Kuba Peoples (Unit 6)
Kuba artists weave raffia palm fiber into textiles and masks with bold geometric patterning. The choice of raffia is the point. A local plant fiber becomes a marker of rank and cultural identity, which is exactly the materials-to-meaning relationship LO 6.1.A tests.
Dyeing (Units 5-6)
Natural dyes determined what colors a culture's textiles could even have, so color choices encode local resources and trade access. Practice questions ask how natural dyes affected Indigenous American textiles, so know that dye sources were environmental and often traded.
Trade materials in Native North America (Unit 5)
The CED lists imported beads and machine-made cloth as trade materials that Indigenous North American artists incorporated.

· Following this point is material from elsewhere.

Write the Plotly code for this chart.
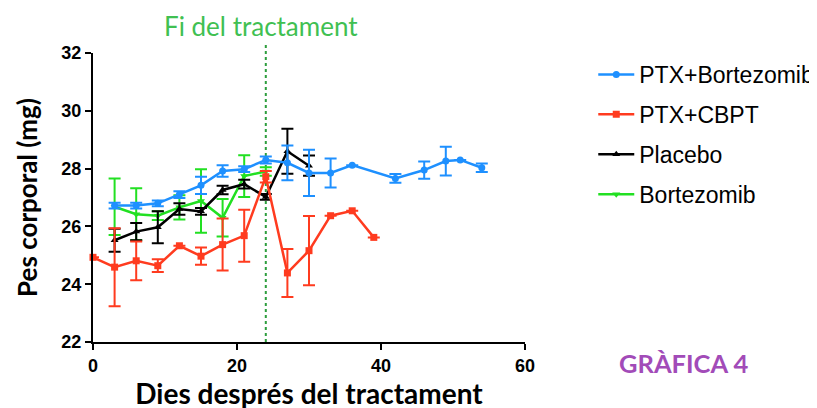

Textiles are where you can see cross-cultural contact stitched directly into the object, which connects to broader exam questions about interaction between cultures.
Textiles show up most often in multiple-choice questions about materials and meaning. Practice questions in this style ask what the raffia fibers in Kuba textiles reveal about the relationship between materials and cultural meaning, what the All-T'oqapu tunic demonstrates about the Inka economy (textiles as tribute and stored wealth), and how natural dyes shaped Indigenous American textiles. On free-response questions, textiles are strong evidence picks. The 2023 Long Essay asked about works honoring important members of society, and a high-status woven garment like the All-T'oqapu tunic fits that prompt well. The move the exam rewards is connecting the physical material to a cultural claim. Don't just say "it's woven." Say the fine camelid-fiber weaving required specialist labor controlled by the state, which made the tunic a statement of imperial power.
Weaving is a technique (interlacing threads on a loom or by hand); a textile is the finished fiber object. Not all textiles are woven (some are knitted or felted), and weaving can produce non-textile things like baskets. On the exam, name the technique when explaining process and the textile when identifying the work.
Textiles are fiber artworks made by weaving, knitting, or interlacing, and AP Art History treats them as high-status art, not craft.
The CED lists fiber among the core African media, and works like Kuba raffia textiles were made by recognized specialists for knowledgeable patrons.
The Inka All-T'oqapu tunic shows textiles functioning economically, as stored wealth and tribute that displayed imperial power.
Indigenous North American artists incorporated imported machine-made cloth and beads, so textiles are physical evidence of cross-cultural trade.
Natural dyes tied textile colors to local environments and trade networks, which is a classic materials-affect-meaning point for LO 5.2.A and 6.1.A.
When writing about a textile on an FRQ, always connect the specific material (raffia, camelid wool, trade cloth) to a cultural claim about status, belief, or economy.
Textiles are artworks made by weaving, knitting, or interlacing fibers, like the Inka All-T'oqapu tunic (camelid wool) or Kuba raffia cloth. The exam tests them under materials, processes, and techniques in Units 5 and 6.
Yes, absolutely. The Western hierarchy that puts painting above fiber arts doesn't apply globally, and the CED explicitly pushes back on labeling African arts as primitive. In Inka and Kuba societies, textiles were elite, specialist-made art.
Weaving is the technique of interlacing threads; a textile is the finished fiber object. A textile can also be knitted or felted, so the terms aren't interchangeable on an MCQ about process.
Fine textiles were among the most valuable goods in the Inka Empire, functioning as tribute, stored wealth, and markers of elite status. The tunic's all-over t'oqapu patterns and labor-intensive weaving made it a wearable statement of imperial power.
Raffia is a local palm fiber that Kuba specialists weave into geometric textiles and masks. Its use shows how a culturally significant material carries meaning about rank and identity, the exact materials-to-meaning relationship LO 6.1.A asks you to explain.